Dans le « socle commun de connaissances, de compétences et de culture » exigible à la fin de la scolarité obligatoire, c’est le mot « commun » qui est le plus important. Pour que ce socle soit vraiment « commun », Il faudrait que tout le monde s’y retrouve. Or, il faut reconnaître qu’en 2005 comme en 2013, on a raté une occasion d’enrichir le socle commun exigible à l’issue de la scolarité obligatoire pour y intégrer, à la manière de certains pays scandinaves, un enseignement technologique davantage manuel (mécanique, travail du bois, cuisine, électricité…) qui devrait faire partie de la culture de tout citoyen. Cela existait au collège avant 1975. Mais, comme le collège unique est très vite devenu une sorte de petit lycée préparant uniquement à la voie générale du lycée, ces enseignements sont apparus inutiles pour la formation des futures « élites » et ont disparu[4]. Beaucoup de collégiens se rendent compte très vite que le collège qui les accueille n’a pas été pensé pour tous. Avec la suppression récente d’une heure de technologie en sixième, on a fait le contraire de ce qu’il faudrait. Comprenne qui pourra. On ne réduit pas l’importance fondamentale des contenus à enseigner, et on ne « nivelle pas par le bas » comme le craignent certains, quand on travaille à définir des savoirs pour émanciper tous les élèves et non pour servir à la sélection sociale. L’enjeu est de taille : veut-on une « école de la culture pour tous ou une école qui fracture »[5].
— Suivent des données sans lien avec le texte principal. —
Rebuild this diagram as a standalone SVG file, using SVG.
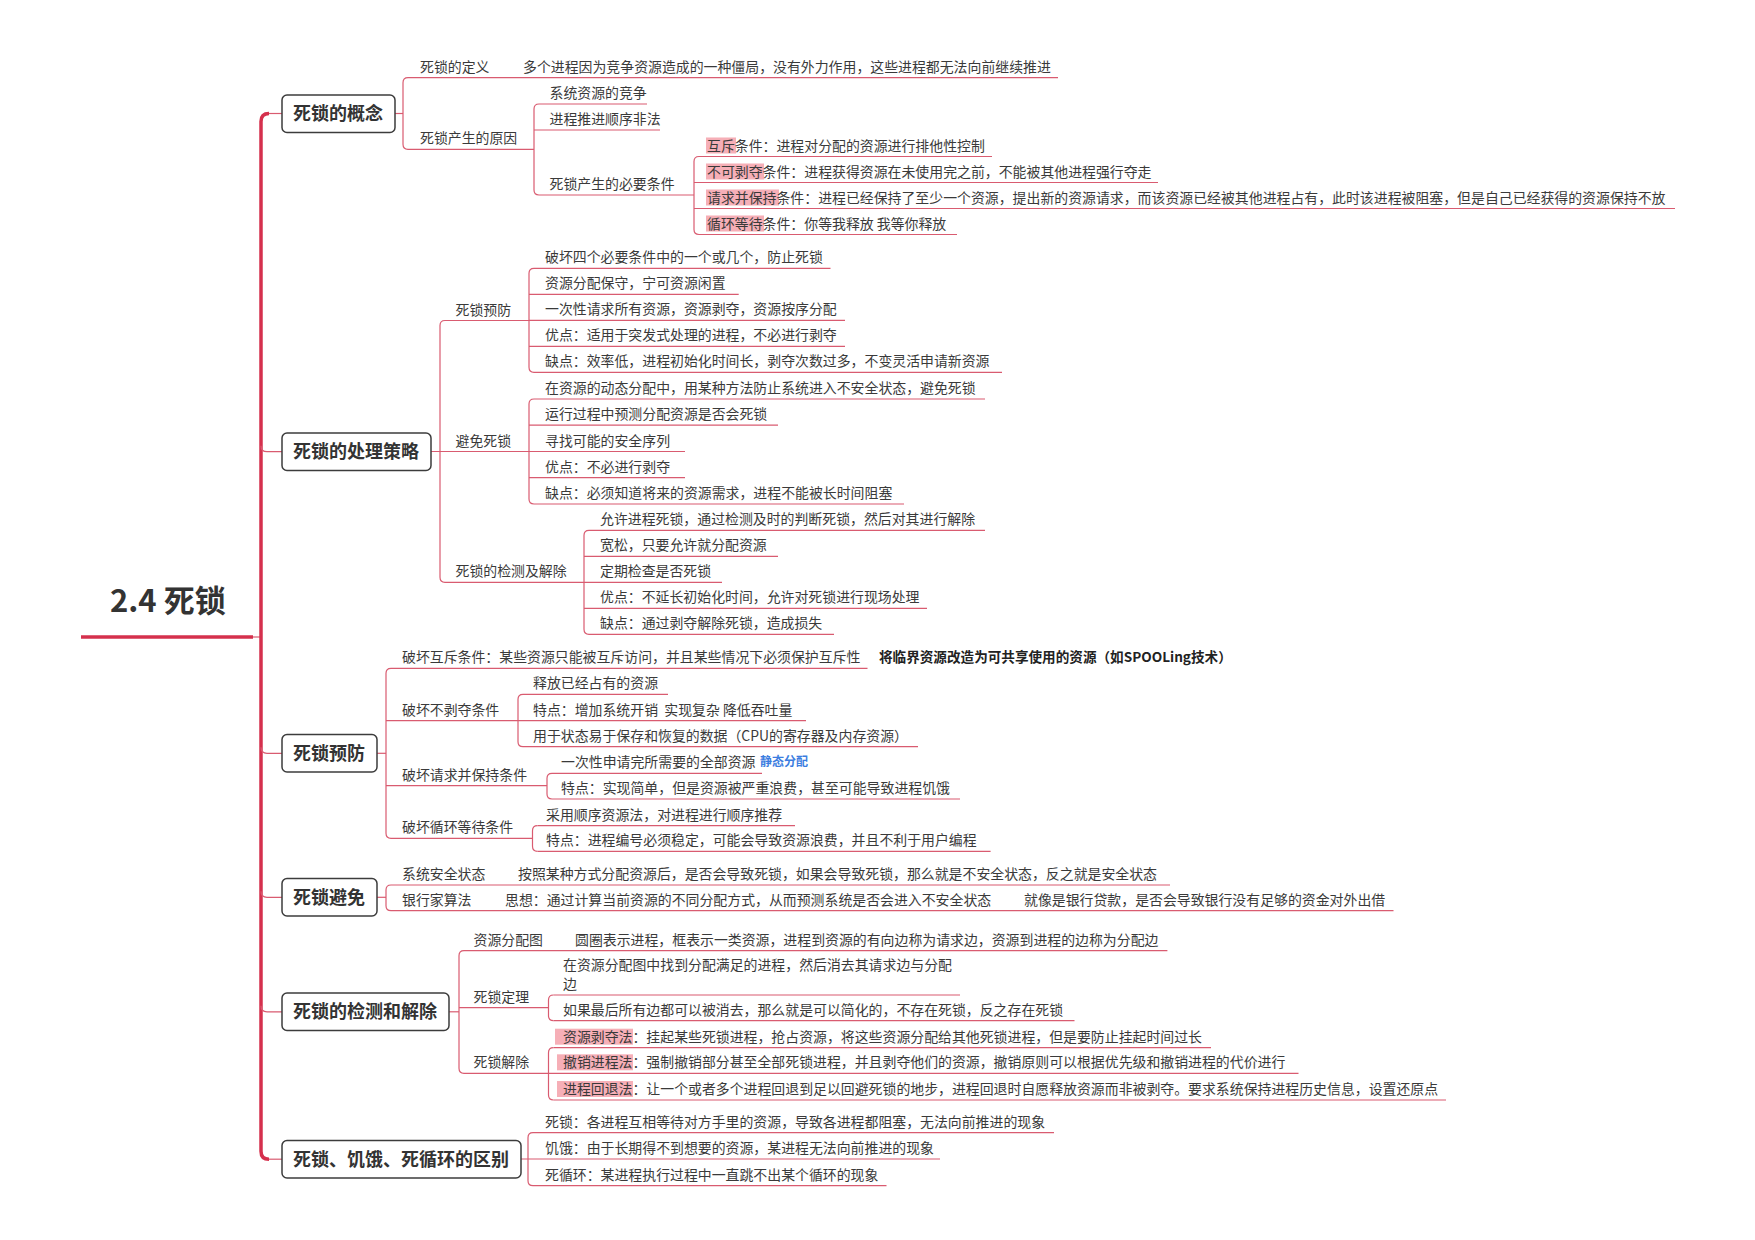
<svg xmlns="http://www.w3.org/2000/svg" width="1755" height="1240" viewBox="0 0 1755 1240">
<style>
text{font-family:"Noto Sans CJK SC","Noto Sans",sans-serif;}
.t{font-size:13.9px;fill:#3a3a3a;}
.n{font-size:18px;font-weight:bold;fill:#333;}
.root{font-size:31px;font-weight:bold;fill:#333;}
.note{font-size:13.6px;font-weight:bold;fill:#222;}
.blue{font-size:12px;font-weight:bold;fill:#3b7de0;}
.box{fill:#fff;stroke:#3c3c3c;stroke-width:1.5;}
.ln{fill:none;stroke:#d95b70;stroke-width:1.2;}
.trunk{fill:none;stroke:#d5304d;stroke-width:3.5;}
.hl{fill:#f28d99;opacity:0.7;}
</style>
<rect width="1755" height="1240" fill="#fff"/>
<g id="connectors">
<line class="trunk" x1="81" y1="637" x2="253" y2="637" stroke-width="4"/>
<line class="ln" x1="253" y1="637" x2="261" y2="637"/>
<path class="trunk" d="M269,113.5 Q261,113.5 261,121.5 L261,1151.2 Q261,1159.2 269,1159.2"/>
<line class="ln" x1="269" y1="113.5" x2="282" y2="113.5"/>
<line class="ln" x1="269" y1="1159.2" x2="282" y2="1159.2"/>
<path class="ln" d="M261,445.7 Q261,451.7 267,451.7 L282,451.7"/>
<path class="ln" d="M261,747.3 Q261,753.3 267,753.3 L282,753.3"/>
<path class="ln" d="M261,891.3 Q261,897.3 267,897.3 L282,897.3"/>
<path class="ln" d="M261,1005.8 Q261,1011.8 267,1011.8 L282,1011.8"/>
<!-- section 1 -->
<line class="ln" x1="395" y1="113.5" x2="403" y2="113.5"/>
<path class="ln" d="M408,77.7 Q403,77.7 403,82.7 L403,144.3 Q403,149.3 408,149.3"/>
<line class="ln" x1="408" y1="77.7" x2="1058" y2="77.7"/>
<line class="ln" x1="408" y1="149.3" x2="534" y2="149.3"/>
<path class="ln" d="M539,104 Q534,104 534,109 L534,190 Q534,195 539,195"/>
<line class="ln" x1="539" y1="104" x2="647" y2="104"/>
<line class="ln" x1="534" y1="130" x2="660" y2="130"/>
<line class="ln" x1="539" y1="195" x2="694" y2="195"/>
<path class="ln" d="M699,156.5 Q694,156.5 694,161.5 L694,229.5 Q694,234.5 699,234.5"/>
<line class="ln" x1="699" y1="156.5" x2="992" y2="156.5"/>
<line class="ln" x1="694" y1="182.5" x2="1158" y2="182.5"/>
<line class="ln" x1="694" y1="208.5" x2="1675" y2="208.5"/>
<line class="ln" x1="699" y1="234.5" x2="957" y2="234.5"/>
<!-- section 2 -->
<path class="ln" d="M445,320.5 Q440,320.5 440,325.5 L440,577.3 Q440,582.3 445,582.3"/>
<line class="ln" x1="445" y1="320.5" x2="529" y2="320.5"/>
<line class="ln" x1="431" y1="451.5" x2="529" y2="451.5"/>
<line class="ln" x1="445" y1="582.3" x2="584" y2="582.3"/>
<path class="ln" d="M534,268.3 Q529,268.3 529,273.3 L529,367.3 Q529,372.3 534,372.3"/>
<line class="ln" x1="534" y1="268.3" x2="830.5" y2="268.3"/>
<line class="ln" x1="529" y1="294.3" x2="738.7" y2="294.3"/>
<line class="ln" x1="529" y1="320.3" x2="845" y2="320.3"/>
<line class="ln" x1="529" y1="346.3" x2="845" y2="346.3"/>
<line class="ln" x1="534" y1="372.3" x2="1002" y2="372.3"/>
<path class="ln" d="M534,399 Q529,399 529,404 L529,499 Q529,504 534,504"/>
<line class="ln" x1="534" y1="399" x2="985" y2="399"/>
<line class="ln" x1="529" y1="425.2" x2="778" y2="425.2"/>
<line class="ln" x1="529" y1="451.5" x2="685" y2="451.5"/>
<line class="ln" x1="529" y1="477.7" x2="685" y2="477.7"/>
<line class="ln" x1="534" y1="504" x2="904" y2="504"/>
<path class="ln" d="M589,530.3 Q584,530.3 584,535.3 L584,629.3 Q584,634.3 589,634.3"/>
<line class="ln" x1="589" y1="530.3" x2="985" y2="530.3"/>
<line class="ln" x1="584" y1="556.3" x2="778" y2="556.3"/>
<line class="ln" x1="584" y1="582.3" x2="722" y2="582.3"/>
<line class="ln" x1="584" y1="608.3" x2="927" y2="608.3"/>
<line class="ln" x1="589" y1="634.3" x2="834" y2="634.3"/>
<!-- section 3 -->
<line class="ln" x1="377" y1="753.3" x2="386" y2="753.3"/>
<path class="ln" d="M391,668.3 Q386,668.3 386,673.3 L386,833.3 Q386,838.3 391,838.3"/>
<line class="ln" x1="391" y1="668.3" x2="867.5" y2="668.3"/>
<line class="ln" x1="386" y1="720.6" x2="518" y2="720.6"/>
<line class="ln" x1="386" y1="785.7" x2="547" y2="785.7"/>
<line class="ln" x1="391" y1="838.3" x2="532.5" y2="838.3"/>
<path class="ln" d="M523,694.3 Q518,694.3 518,699.3 L518,741.7 Q518,746.7 523,746.7"/>
<line class="ln" x1="523" y1="694.3" x2="668" y2="694.3"/>
<line class="ln" x1="518" y1="720.6" x2="806" y2="720.6"/>
<line class="ln" x1="523" y1="746.7" x2="918" y2="746.7"/>
<path class="ln" d="M552,773.3 Q547,773.3 547,778.3 L547,794 Q547,799 552,799"/>
<line class="ln" x1="552" y1="773.3" x2="762" y2="773.3"/>
<line class="ln" x1="552" y1="799" x2="960" y2="799"/>
<path class="ln" d="M537.5,825.7 Q532.5,825.7 532.5,830.7 L532.5,846.3 Q532.5,851.3 537.5,851.3"/>
<line class="ln" x1="537.5" y1="825.7" x2="795" y2="825.7"/>
<line class="ln" x1="537.5" y1="851.3" x2="990.6" y2="851.3"/>
<!-- section 4 -->
<line class="ln" x1="377" y1="897.3" x2="386" y2="897.3"/>
<path class="ln" d="M391,885 Q386,885 386,890 L386,905.7 Q386,910.7 391,910.7"/>
<line class="ln" x1="391" y1="885" x2="1170" y2="885"/>
<line class="ln" x1="391" y1="910.7" x2="1393.5" y2="910.7"/>
<!-- section 5 -->
<line class="ln" x1="449" y1="1011.8" x2="459" y2="1011.8"/>
<path class="ln" d="M464,950.7 Q459,950.7 459,955.7 L459,1068.3 Q459,1073.3 464,1073.3"/>
<line class="ln" x1="464" y1="950.7" x2="1167.4" y2="950.7"/>
<line class="ln" x1="459" y1="1007.7" x2="548.5" y2="1007.7"/>
<line class="ln" x1="464" y1="1073.3" x2="548.5" y2="1073.3"/>
<path class="ln" d="M553.5,995 Q548.5,995 548.5,1000 L548.5,1015.7 Q548.5,1020.7 553.5,1020.7"/>
<line class="ln" x1="553.5" y1="995" x2="960" y2="995"/>
<line class="ln" x1="553.5" y1="1020.7" x2="1074.5" y2="1020.7"/>
<path class="ln" d="M553.5,1047.7 Q548.5,1047.7 548.5,1052.7 L548.5,1095 Q548.5,1100 553.5,1100"/>
<line class="ln" x1="553.5" y1="1047.7" x2="1211" y2="1047.7"/>
<line class="ln" x1="548.5" y1="1073.3" x2="1298.5" y2="1073.3"/>
<line class="ln" x1="553.5" y1="1100" x2="1446" y2="1100"/>
<!-- section 6 -->
<path class="ln" d="M533,1132.7 Q528,1132.7 528,1137.7 L528,1180.7 Q528,1185.7 533,1185.7"/>
<line class="ln" x1="533" y1="1132.7" x2="1054" y2="1132.7"/>
<line class="ln" x1="521" y1="1159" x2="940" y2="1159"/>
<line class="ln" x1="533" y1="1185.7" x2="886.5" y2="1185.7"/>
</g>
<g id="root">
<text class="root" x="110" y="612">2.4 死锁</text>
</g>
<g id="n-concept">
<rect class="box" x="282" y="95" width="113" height="37.5" rx="5"/>
<text class="n" x="293" y="120">死锁的概念</text>
</g>
<g id="n-concept-children">
<text class="t" x="420" y="71.7">死锁的定义</text>
<text class="t" x="523" y="71.7">多个进程因为竞争资源造成的一种僵局，没有外力作用，这些进程都无法向前继续推进</text>
<text class="t" x="420" y="143.3">死锁产生的原因</text>
<text class="t" x="549.5" y="98">系统资源的竞争</text>
<text class="t" x="549.5" y="124">进程推进顺序非法</text>
<text class="t" x="549.5" y="189">死锁产生的必要条件</text>
<rect class="hl" x="706" y="137.5" width="30" height="16"/>
<rect class="hl" x="706" y="163.5" width="58" height="16"/>
<rect class="hl" x="706" y="189.5" width="73" height="16"/>
<rect class="hl" x="706" y="215.5" width="58" height="16"/>
<text class="t" x="707" y="150.5">互斥条件：进程对分配的资源进行排他性控制</text>
<text class="t" x="707" y="176.5">不可剥夺条件：进程获得资源在未使用完之前，不能被其他进程强行夺走</text>
<text class="t" x="707" y="202.5">请求并保持条件：进程已经保持了至少一个资源，提出新的资源请求，而该资源已经被其他进程占有，此时该进程被阻塞，但是自己已经获得的资源保持不放</text>
<text class="t" x="707" y="228.5">循环等待条件：你等我释放 我等你释放</text>
</g>
<g id="n-strategy">
<rect class="box" x="282" y="433" width="149" height="37.5" rx="5"/>
<text class="n" x="293" y="458">死锁的处理策略</text>
</g>
<g id="n-strategy-children">
<text class="t" x="455.5" y="314.5">死锁预防</text>
<text class="t" x="455.5" y="445.5">避免死锁</text>
<text class="t" x="455.5" y="576.3">死锁的检测及解除</text>
<text class="t" x="545" y="262.3">破坏四个必要条件中的一个或几个，防止死锁</text>
<text class="t" x="545" y="288.3">资源分配保守，宁可资源闲置</text>
<text class="t" x="545" y="314.3">一次性请求所有资源，资源剥夺，资源按序分配</text>
<text class="t" x="545" y="340.3">优点：适用于突发式处理的进程，不必进行剥夺</text>
<text class="t" x="545" y="366.3">缺点：效率低，进程初始化时间长，剥夺次数过多，不变灵活申请新资源</text>
<text class="t" x="545" y="393">在资源的动态分配中，用某种方法防止系统进入不安全状态，避免死锁</text>
<text class="t" x="545" y="419.2">运行过程中预测分配资源是否会死锁</text>
<text class="t" x="545" y="445.5">寻找可能的安全序列</text>
<text class="t" x="545" y="471.7">优点：不必进行剥夺</text>
<text class="t" x="545" y="498">缺点：必须知道将来的资源需求，进程不能被长时间阻塞</text>
<text class="t" x="600" y="524.3">允许进程死锁，通过检测及时的判断死锁，然后对其进行解除</text>
<text class="t" x="600" y="550.3">宽松，只要允许就分配资源</text>
<text class="t" x="600" y="576.3">定期检查是否死锁</text>
<text class="t" x="600" y="602.3">优点：不延长初始化时间，允许对死锁进行现场处理</text>
<text class="t" x="600" y="628.3">缺点：通过剥夺解除死锁，造成损失</text>
</g>
<g id="n-prevent">
<rect class="box" x="282" y="734.5" width="95" height="37.5" rx="5"/>
<text class="n" x="293" y="759.8">死锁预防</text>
</g>
<g id="n-prevent-children">
<text class="t" x="402" y="662.3">破坏互斥条件：某些资源只能被互斥访问，并且某些情况下必须保护互斥性</text>
<text class="note" x="879" y="661.8">将临界资源改造为可共享使用的资源（如SPOOLing技术）</text>
<text class="t" x="402" y="714.6">破坏不剥夺条件</text>
<text class="t" x="402" y="779.7">破坏请求并保持条件</text>
<text class="t" x="402" y="832.3">破坏循环等待条件</text>
<text class="t" x="533" y="688.3">释放已经占有的资源</text>
<text class="t" x="533" y="714.6">特点：增加系统开销&#160;&#160;实现复杂 降低吞吐量</text>
<text class="t" x="533" y="740.7">用于状态易于保存和恢复的数据（CPU的寄存器及内存资源）</text>
<text class="t" x="561" y="767.3">一次性申请完所需要的全部资源</text>
<text class="blue" x="760" y="766.3">静态分配</text>
<text class="t" x="561" y="793">特点：实现简单，但是资源被严重浪费，甚至可能导致进程饥饿</text>
<text class="t" x="546" y="819.7">采用顺序资源法，对进程进行顺序推荐</text>
<text class="t" x="546" y="845.3">特点：进程编号必须稳定，可能会导致资源浪费，并且不利于用户编程</text>
</g>
<g id="n-avoid">
<rect class="box" x="282" y="878.5" width="95" height="37.5" rx="5"/>
<text class="n" x="293" y="903.8">死锁避免</text>
</g>
<g id="n-avoid-children">
<text class="t" x="402" y="879">系统安全状态</text>
<text class="t" x="518" y="879">按照某种方式分配资源后，是否会导致死锁，如果会导致死锁，那么就是不安全状态，反之就是安全状态</text>
<text class="t" x="402" y="904.7">银行家算法</text>
<text class="t" x="505" y="904.7">思想：通过计算当前资源的不同分配方式，从而预测系统是否会进入不安全状态</text>
<text class="t" x="1024" y="904.7">就像是银行贷款，是否会导致银行没有足够的资金对外出借</text>
</g>
<g id="n-detect">
<rect class="box" x="282" y="993" width="167" height="37.5" rx="5"/>
<text class="n" x="293" y="1018.3">死锁的检测和解除</text>
</g>
<g id="n-detect-children">
<text class="t" x="473.5" y="944.7">资源分配图</text>
<text class="t" x="575" y="944.7">圆圈表示进程，框表示一类资源，进程到资源的有向边称为请求边，资源到进程的边称为分配边</text>
<text class="t" x="473.5" y="1001.7">死锁定理</text>
<text class="t" x="473.5" y="1067.3">死锁解除</text>
<text class="t" x="563" y="970">在资源分配图中找到分配满足的进程，然后消去其请求边与分配</text>
<text class="t" x="563" y="988.5">边</text>
<text class="t" x="563" y="1014.7">如果最后所有边都可以被消去，那么就是可以简化的，不存在死锁，反之存在死锁</text>
<rect class="hl" x="555" y="1028.7" width="78" height="16"/>
<rect class="hl" x="557" y="1054.3" width="76" height="16"/>
<rect class="hl" x="557" y="1081" width="76" height="16"/>
<text class="t" x="563" y="1041.7">资源剥夺法：挂起某些死锁进程，抢占资源，将这些资源分配给其他死锁进程，但是要防止挂起时间过长</text>
<text class="t" x="563" y="1067.3">撤销进程法：强制撤销部分甚至全部死锁进程，并且剥夺他们的资源，撤销原则可以根据优先级和撤销进程的代价进行</text>
<text class="t" x="563" y="1094">进程回退法：让一个或者多个进程回退到足以回避死锁的地步，进程回退时自愿释放资源而非被剥夺。要求系统保持进程历史信息，设置还原点</text>
</g>
<g id="n-diff">
<rect class="box" x="282" y="1140.5" width="239" height="37.5" rx="5"/>
<text class="n" x="293" y="1165.7">死锁、饥饿、死循环的区别</text>
</g>
<g id="n-diff-children">
<text class="t" x="545" y="1126.7">死锁：各进程互相等待对方手里的资源，导致各进程都阻塞，无法向前推进的现象</text>
<text class="t" x="545" y="1153">饥饿：由于长期得不到想要的资源，某进程无法向前推进的现象</text>
<text class="t" x="545" y="1179.7">死循环：某进程执行过程中一直跳不出某个循环的现象</text>
</g>
</svg>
Comment, enfin, espérer améliorer les résultats scolaires des élèves en général, et de ceux des milieux populaires en particulier, si on ne forme pas mieux les enseignants de collège qui sont trop souvent démunis pour enseigner à des effectifs d’élèves hétérogènes, démunis pour identifier et prévenir les difficultés de leurs élèves, démunis pour traiter ces difficultés ? Combien de temps faudra-t-il pour reconnaître qu’enseigner la spécialité « mathématiques » en terminale et enseigner les mathématiques dans une classe de 6e hétérogène, ce n’est pas exactement le même poste de travail ?

Renoncer au collège unique serait un non-sens dans une République qui se déclare fraternelle. Si on ne se paye pas de mots avec notre « vivre ensemble », alors il faut « scolariser ensemble » jusqu’à la fin de la scolarité obligatoire en s’en donnant enfin les moyens. C’est pourquoi, le collège unique est une question politique avant d’être une question pédagogique.